start Supplied data
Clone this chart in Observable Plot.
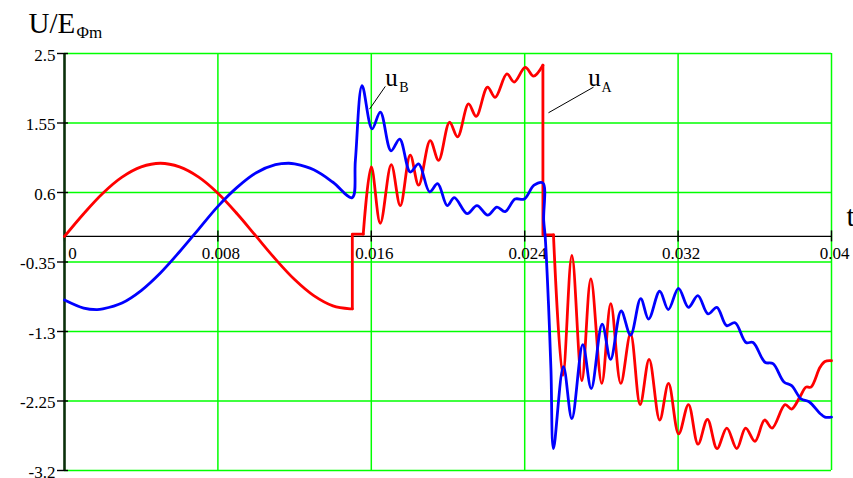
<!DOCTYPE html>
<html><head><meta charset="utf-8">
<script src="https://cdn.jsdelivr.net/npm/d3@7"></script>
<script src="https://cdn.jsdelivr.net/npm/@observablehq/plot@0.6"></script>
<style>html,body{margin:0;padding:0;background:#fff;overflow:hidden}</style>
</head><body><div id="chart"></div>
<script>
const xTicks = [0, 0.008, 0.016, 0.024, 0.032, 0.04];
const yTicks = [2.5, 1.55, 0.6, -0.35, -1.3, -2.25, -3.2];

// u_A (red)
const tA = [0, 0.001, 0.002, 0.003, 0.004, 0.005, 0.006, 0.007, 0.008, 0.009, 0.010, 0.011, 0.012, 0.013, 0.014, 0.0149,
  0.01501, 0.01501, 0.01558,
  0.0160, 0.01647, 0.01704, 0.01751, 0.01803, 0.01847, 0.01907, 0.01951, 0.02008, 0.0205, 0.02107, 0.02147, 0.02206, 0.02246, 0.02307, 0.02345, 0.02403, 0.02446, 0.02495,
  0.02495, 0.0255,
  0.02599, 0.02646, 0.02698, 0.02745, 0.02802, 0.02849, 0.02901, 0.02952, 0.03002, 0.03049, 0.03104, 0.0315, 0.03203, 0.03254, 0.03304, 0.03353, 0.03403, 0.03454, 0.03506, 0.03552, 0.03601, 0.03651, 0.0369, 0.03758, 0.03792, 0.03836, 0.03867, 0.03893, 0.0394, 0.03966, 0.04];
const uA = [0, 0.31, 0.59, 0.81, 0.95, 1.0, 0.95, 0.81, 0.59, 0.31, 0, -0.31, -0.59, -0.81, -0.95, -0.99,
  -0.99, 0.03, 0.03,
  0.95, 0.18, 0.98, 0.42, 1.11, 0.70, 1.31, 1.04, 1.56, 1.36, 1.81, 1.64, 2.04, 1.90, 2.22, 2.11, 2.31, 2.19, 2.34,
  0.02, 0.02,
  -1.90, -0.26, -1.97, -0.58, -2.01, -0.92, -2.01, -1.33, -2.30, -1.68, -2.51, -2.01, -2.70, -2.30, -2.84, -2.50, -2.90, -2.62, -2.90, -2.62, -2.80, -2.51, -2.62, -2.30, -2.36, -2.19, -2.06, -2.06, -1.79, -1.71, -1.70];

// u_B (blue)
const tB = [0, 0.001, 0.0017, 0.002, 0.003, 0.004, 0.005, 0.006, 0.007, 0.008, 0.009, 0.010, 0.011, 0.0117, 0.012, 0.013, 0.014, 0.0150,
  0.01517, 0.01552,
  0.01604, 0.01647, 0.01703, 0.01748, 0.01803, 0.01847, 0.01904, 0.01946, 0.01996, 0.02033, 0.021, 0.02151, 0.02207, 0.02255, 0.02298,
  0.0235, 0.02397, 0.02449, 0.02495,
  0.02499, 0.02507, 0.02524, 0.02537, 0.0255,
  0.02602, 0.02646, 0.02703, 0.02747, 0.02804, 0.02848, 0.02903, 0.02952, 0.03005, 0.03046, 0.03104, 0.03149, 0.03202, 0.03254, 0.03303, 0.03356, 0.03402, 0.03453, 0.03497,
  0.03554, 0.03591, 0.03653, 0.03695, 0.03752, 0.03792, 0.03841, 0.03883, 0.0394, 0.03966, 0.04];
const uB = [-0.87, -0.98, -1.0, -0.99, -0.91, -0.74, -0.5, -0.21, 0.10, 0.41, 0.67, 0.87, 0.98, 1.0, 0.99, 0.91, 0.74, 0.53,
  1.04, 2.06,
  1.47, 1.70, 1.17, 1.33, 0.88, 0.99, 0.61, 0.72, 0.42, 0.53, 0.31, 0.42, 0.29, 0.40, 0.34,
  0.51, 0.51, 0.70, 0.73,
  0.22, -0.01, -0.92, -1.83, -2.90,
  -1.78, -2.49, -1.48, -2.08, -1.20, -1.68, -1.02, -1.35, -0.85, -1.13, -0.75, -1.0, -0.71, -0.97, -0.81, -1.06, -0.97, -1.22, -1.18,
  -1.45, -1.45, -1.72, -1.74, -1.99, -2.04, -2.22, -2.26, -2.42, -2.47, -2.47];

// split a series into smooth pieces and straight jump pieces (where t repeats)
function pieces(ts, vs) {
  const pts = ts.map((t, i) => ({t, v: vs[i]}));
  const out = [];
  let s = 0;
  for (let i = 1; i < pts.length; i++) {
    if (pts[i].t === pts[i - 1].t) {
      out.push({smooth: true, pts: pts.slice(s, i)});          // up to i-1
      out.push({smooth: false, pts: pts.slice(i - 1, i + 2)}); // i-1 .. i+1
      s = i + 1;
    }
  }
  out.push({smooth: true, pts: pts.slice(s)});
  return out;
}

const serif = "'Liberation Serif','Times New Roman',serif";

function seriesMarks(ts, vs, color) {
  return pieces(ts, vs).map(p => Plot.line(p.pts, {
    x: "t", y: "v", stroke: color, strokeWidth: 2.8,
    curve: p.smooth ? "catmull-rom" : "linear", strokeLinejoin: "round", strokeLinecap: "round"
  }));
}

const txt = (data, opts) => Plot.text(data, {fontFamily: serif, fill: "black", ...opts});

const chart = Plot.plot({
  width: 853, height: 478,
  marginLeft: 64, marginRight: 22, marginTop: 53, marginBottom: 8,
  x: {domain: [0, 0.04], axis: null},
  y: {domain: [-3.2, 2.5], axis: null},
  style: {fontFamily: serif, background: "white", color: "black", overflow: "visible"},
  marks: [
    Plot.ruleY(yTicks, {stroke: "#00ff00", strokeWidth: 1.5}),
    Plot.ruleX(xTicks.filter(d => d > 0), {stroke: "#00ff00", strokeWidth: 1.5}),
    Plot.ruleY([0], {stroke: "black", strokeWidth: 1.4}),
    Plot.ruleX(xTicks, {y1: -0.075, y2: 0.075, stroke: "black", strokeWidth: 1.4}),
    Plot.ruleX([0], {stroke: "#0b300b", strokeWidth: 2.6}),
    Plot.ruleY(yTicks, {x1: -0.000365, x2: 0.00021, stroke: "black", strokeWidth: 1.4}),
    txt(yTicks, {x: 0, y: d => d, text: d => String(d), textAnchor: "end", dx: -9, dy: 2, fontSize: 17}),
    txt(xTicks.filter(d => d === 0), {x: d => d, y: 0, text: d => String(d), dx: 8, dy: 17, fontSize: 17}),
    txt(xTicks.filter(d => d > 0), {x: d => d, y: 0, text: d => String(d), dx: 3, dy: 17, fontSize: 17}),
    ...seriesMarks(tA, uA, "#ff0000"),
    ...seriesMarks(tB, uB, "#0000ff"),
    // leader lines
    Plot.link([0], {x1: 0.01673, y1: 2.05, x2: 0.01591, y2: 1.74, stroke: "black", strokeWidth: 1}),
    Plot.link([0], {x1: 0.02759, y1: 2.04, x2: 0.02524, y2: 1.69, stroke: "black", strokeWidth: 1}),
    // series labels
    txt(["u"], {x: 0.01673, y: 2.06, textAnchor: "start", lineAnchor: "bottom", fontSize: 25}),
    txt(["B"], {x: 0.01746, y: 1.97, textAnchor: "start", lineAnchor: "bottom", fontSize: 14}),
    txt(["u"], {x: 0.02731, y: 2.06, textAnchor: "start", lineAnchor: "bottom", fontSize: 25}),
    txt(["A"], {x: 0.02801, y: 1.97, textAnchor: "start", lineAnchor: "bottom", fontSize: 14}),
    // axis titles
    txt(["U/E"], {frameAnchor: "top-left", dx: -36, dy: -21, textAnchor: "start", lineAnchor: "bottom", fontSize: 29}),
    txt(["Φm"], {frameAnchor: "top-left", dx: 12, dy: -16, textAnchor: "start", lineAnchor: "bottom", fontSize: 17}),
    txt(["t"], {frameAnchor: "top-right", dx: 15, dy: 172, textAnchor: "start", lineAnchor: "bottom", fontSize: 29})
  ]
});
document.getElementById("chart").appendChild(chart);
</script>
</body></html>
end Supplied data
§ **Exercise details**
Exactly reproduce the run of lines from the start of the listing through the line with "const yTicks = [2.5, 1.55, 0.6, -0.35, -1.3, -2.25, -3.2];", inclusive; pictures are not copied.

§ **Reply to the task**
Clone this chart in Observable Plot.
<!DOCTYPE html>
<html><head><meta charset="utf-8">
<script src="https://cdn.jsdelivr.net/npm/d3@7"></script>
<script src="https://cdn.jsdelivr.net/npm/@observablehq/plot@0.6"></script>
<style>html,body{margin:0;padding:0;background:#fff;overflow:hidden}</style>
</head><body><div id="chart"></div>
<script>
const xTicks = [0, 0.008, 0.016, 0.024, 0.032, 0.04];
const yTicks = [2.5, 1.55, 0.6, -0.35, -1.3, -2.25, -3.2];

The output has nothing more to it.